Virologist Berndt Klingeborn said in a statement from the Board of Agriculture that the European Union laboratory in Britain had confirmed the presence of the H5N1 virus, “just like we thought."
But the news won’t prompt changes in the measures Sweden has already implemented to prevent the spread of the disease.
"This changes nothing. Wherever we have discovered a case of highly pathogenic H5, we have taken security measures as if it were H5N1," inspector Andrea Ljung of the Board of Agriculture said.
Since late February, Swedish officials have confirmed 29 cases of the H5 subtype of bird flu in Sweden.
Fifteen of these H5 cases have been proven to be a highly pathogenic form of the virus but so far only the two tufted ducks have been confirmed as carriers of the strain of H5N1 that can kill humans.
All of the dead birds have been found along the Scandinavian country's south-eastern coast, or off the coast on the Baltic Sea island of Gotland. No cases have been reported in domestic fowl.
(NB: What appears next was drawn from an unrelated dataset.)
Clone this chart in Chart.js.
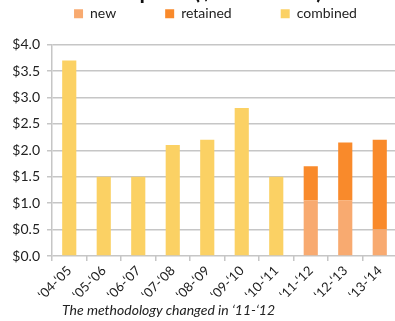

H5N1 probably in Afghanistan
Meanwhile Afghan authorities said tests had shown it was 99 percent certain that the H5N1 strain of bird flu is present in Afghanistan.
The final results of tests, taken from poultry samples and sent to a laboratory in Rome, were expected Thursday but officials in the country aren’t expecting evidence to the contrary.
“There is a good possibility that the results are 100 percent positive for H5N1," a high-ranking public health ministry official said.
The samples were taken from birds in the capital and the eastern city of Jalalabad near Pakistan, where the H5 virus was detected last month.
H5N1 has killed nearly 100 people worldwide over the past couple of years and is spreading.